Ashwin Rao 4 years, 3 months ago

Not that it would have altered the game in any way, but when doubts were raised, isn't it logical to review the call, regardless of whether the issue was missed call or not? This, in my opinion, needs to be reviewed by the Big12 officials to ensure that the trend does not continue.

Michael Maris 4 years, 3 months ago

That's because Beaty knows he's fighting an up hill battle in Austin, TX.

There was a holding call on the KU RDE that was nissed as well on the 93 yrd TD run.

Brett McCabe 4 years, 3 months ago

I was glad to see Beaty arguing the call. His team needs to know that he'll fight for them. Further, the announcement that the call was confirmed raised an eyebrow. Unless there was a better replay available, there was no evidence that the ball was touched, or untouched.

Neal's inexperience in returning punts clearly showed in the tentative way that he tracked the ball, but half the responsibility goes to Tre' for not taking care of business. Putting Schadler in late made sense because of his experience in catching kick-offs.

Aaron Paisley 4 years, 3 months ago

If you couldn't see Neal's pinky bend backwards when the ball went by, then you need to go get your eyes checked necause I saw it clear as day 25 feet away from the non-HD screen I was watching the game on last night.

Brett McCabe 4 years, 3 months ago

Yeah, I didn't see it, maybe my TV isn't as nice as yours.

Aaron Paisley 4 years, 3 months ago

Since I was watching at a bar that was showing a non-HD feed of the game, and stilp saw Neal's pinky bend backwards, go make an appointment with your optometrist.

Michael Lorraine 4 years, 3 months ago

Yep. As evidenced by sooner fans when they got spanked by the horns.

Herb Derpson 4 years, 3 months ago

No, losers give up 59 points and only score 20.

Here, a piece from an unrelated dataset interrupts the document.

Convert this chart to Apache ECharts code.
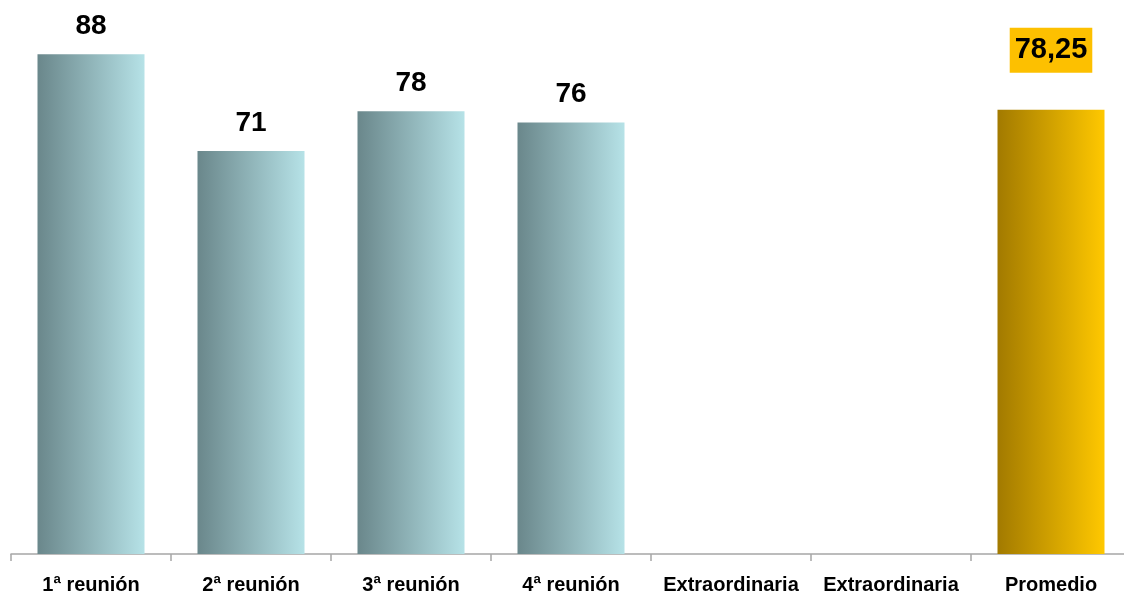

Brian Zachary 4 years, 3 months ago

This is why i cannot stand instant replay in any sport. If you can't making things right, why bother having it at all?

Robert Brock 4 years, 3 months ago

Advertisers like it because it slows down a game and stretches it from a three-hour event to four hours. Lots of delays, looking at replays and not accomplishing much. I miss the old days when officials made the best call they could and stuck by it.

Clara Westphal 4 years, 3 months ago

If this play isn't illegal, it should be. If a player went out of bounds and then came back in on the play, why couldn't someone off the bench just jump in and do the same.

Yes. I know I'm a woman and shouldn't be commenting on this subject.

Lance Cheney 4 years, 3 months ago

It is illegal, and probably for the reason you mentioned. That's why Beaty was questioning the officials about it. The problem is that you can't go back and call a penalty after reviewing a play. It's a stupid rule, and I know why they're doing it, but it's still stupid. If you're reviewing a play to get the call right, you might as well get everything right, penalties included.

Lloyd Kinnison 4 years, 3 months ago

KU joins the growing number of "missed calls by officials!